Over the past several years, I’ve become part of a very special community, quite literally. I’m still finding my way, but I’m learning the ropes of being a Special Needs parent.
As I talk to others, mainly therapists, doctors and teachers, I’ve come to realize just how lucky I am to be part of this community in the Seattle area at this point in time. There are so many resources available here, and most importantly, funding.
When we lived in California, there was so little knowledge and the limited testing we could get our doctor to refer us to, we paid for out of pocket. It wasn’t until we moved to Seattle and took advantage of Applecare Health, that pursuing a diagnosis became possible. We’d never have been able to afford it otherwise.
Once we jumped through those hoops, we were able to get into therapy, get medications we needed, and see our doctors as often as needed. I actually have a bad habit of forgetting to schedule routine dental and well child checkups because we’re at the Seattle Children’s Autism Center so often, I forget he has other doctors.
We were sitting in the lobby for our third appointment of the week, second of the day, when my son’s social skill’s class instructor stopped by to chat. I asked what she was doing, because the social skills class was such a good program, and she mentioned ABA.
ABA was only recently required for insurance to cover, and all the providers are booked solid. Even so, she was excited to share about the new early intervention programs she and others were helping to create. Though I’m saddened we didn’t have access to these programs when my little boy was small, I’m so happy that others will. Early intervention is essential.
All the programs we have my little boy in at age eight have been life savers. I can’t imagine where he would be without them.
We moved on to talk about resources and curriculum they are using, and I brought up how much I love the SuperFlex books my son’s OT therapist has been reading to him. Because they’re part of an educational curriculum, they’re expensive and hard to get for parents like myself and schools with over stretched budgets.

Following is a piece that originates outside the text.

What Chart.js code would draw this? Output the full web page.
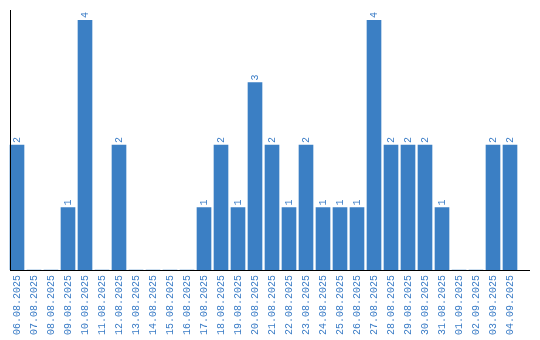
<!DOCTYPE html>
<html lang="en">
<head>
    <meta charset="UTF-8">
    <title>Daily count</title>
    <script src="https://cdn.jsdelivr.net/npm/chart.js"></script>
    <style>
        html, body { margin: 0; padding: 0; background: #fff; }
        #wrap { width: 540px; height: 340px; }
    </style>
</head>
<body>
<div id="wrap">
    <canvas id="myChart" width="540" height="340"></canvas>
</div>

<script>
    // dates on the x axis
    const days = [
        '06.08.2025', '07.08.2025', '08.08.2025', '09.08.2025', '10.08.2025',
        '11.08.2025', '12.08.2025', '13.08.2025', '14.08.2025', '15.08.2025',
        '16.08.2025', '17.08.2025', '18.08.2025', '19.08.2025', '20.08.2025',
        '21.08.2025', '22.08.2025', '23.08.2025', '24.08.2025', '25.08.2025',
        '26.08.2025', '27.08.2025', '28.08.2025', '29.08.2025', '30.08.2025',
        '31.08.2025', '01.09.2025', '02.09.2025', '03.09.2025', '04.09.2025'
    ];
    // count per day
    const counts = [
        2, 0, 0, 1, 4,
        0, 2, 0, 0, 0,
        0, 1, 2, 1, 3,
        2, 1, 2, 1, 1,
        1, 4, 2, 2, 2,
        1, 0, 0, 2, 2
    ];
    const yMax = 4;

    const blue = '#3b7fc4';
    const textBlue = '#3a7cc6';
    const font = 'Liberation Mono';

    // axis lines + numbers above the bars
    const extras = {
        id: 'extras',
        afterDatasetsDraw(chart) {
            const ctx = chart.ctx;
            const area = chart.chartArea;
            ctx.save();
            ctx.strokeStyle = '#000';
            ctx.lineWidth = 1;
            ctx.beginPath();
            ctx.moveTo(10.5, 10);
            ctx.lineTo(10.5, area.bottom);
            ctx.moveTo(10, area.bottom + 0.5);
            ctx.lineTo(530, area.bottom + 0.5);
            ctx.stroke();

            ctx.fillStyle = textBlue;
            ctx.font = '10px "' + font + '"';
            ctx.textAlign = 'left';
            ctx.textBaseline = 'middle';
            chart.getDatasetMeta(0).data.forEach((bar, i) => {
                if (!counts[i]) return;
                ctx.save();
                ctx.translate(bar.x, bar.y - 2);
                ctx.rotate(-Math.PI / 2);
                ctx.fillText(String(counts[i]), 0, 0);
                ctx.restore();
            });
            ctx.restore();
        }
    };

    var ctx = document.getElementById('myChart').getContext('2d');
    var myChart = new Chart(ctx, {
        type: 'bar',
        data: {
            labels: days,
            datasets: [{
                data: counts,
                backgroundColor: blue,
                barThickness: 14
            }]
        },
        options: {
            responsive: false,
            animation: false,
            layout: { padding: { left: 8.5, right: 21.5, top: 20, bottom: 0 } },
            plugins: { legend: { display: false }, tooltip: { enabled: false } },
            scales: {
                x: {
                    grid: { display: false, drawTicks: false },
                    border: { display: false },
                    ticks: {
                        color: textBlue,
                        font: { family: font, size: 10 },
                        maxRotation: 90,
                        minRotation: 90,
                        autoSkip: false,
                        padding: 5
                    },
                    afterFit(scale) { scale.height = 70; }
                },
                y: {
                    display: false,
                    min: 0,
                    max: yMax
                }
            }
        },
        plugins: [extras]
    });
</script>
</body>
</html>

She asked if I’d applied for Ben’s Fund. I’d heard of it, but didn’t think we’d qualify. We don’t qualify for Social Security or DDA. I also tend to think we don’t deserve much of the assistance we get because my son is so very smart and functional. (See my previous post on Parental Guilt)
Our doctor came out at that time and jumped into the conversation. So we are now applying for Ben’s Fund.
My son doesn’t need a lot of resources, but we do need special things for him, such as a Lycra blanket that literally wraps around his bed and gives him sensory input. We purchased a swing and trampoline to help with his sensory issues, and I went through an endless number of Chewigem necklaces before I started making my own with food grade tubing and laces.
We recently got him a little digital spell checker, the old fashioned kind from the 90s, to help him with his aversion to writing. We had to get him something separate from his phone so he wouldn’t be tempted by the distraction of all the other goodies on his hand-me-down iPhone. (Which I still haven’t figured out how to set the sort of child locks and timers on that I would like to)
We got him a cheap spelling device, though there is a more kid friendly version that costs a good deal more. It helps him, so of course, I’d like to get him one to use at school, but we have to prioritize. I got him the Lycra sheet instead.
We’d also like to get him a weighted blanket, a new swing, sound canceling headphones for when he’s over stimulated, among many, many other things that would help him adapt. Though every child costs money, a special needs child definitely needs things above and beyond.
These things add up. So, of course, I’m happily making up my wishlist for Ben’s Fund.
And while I am so excited for all the ways in which this will help us, I am also very thankful that this grant is available to other people who have children with special needs.
So thank you, everyone in the state of Washington who has pushed for better funding for health care and special needs. Thank you to all those who generously donate to special programs. Those of us who need these programs are so very thankful.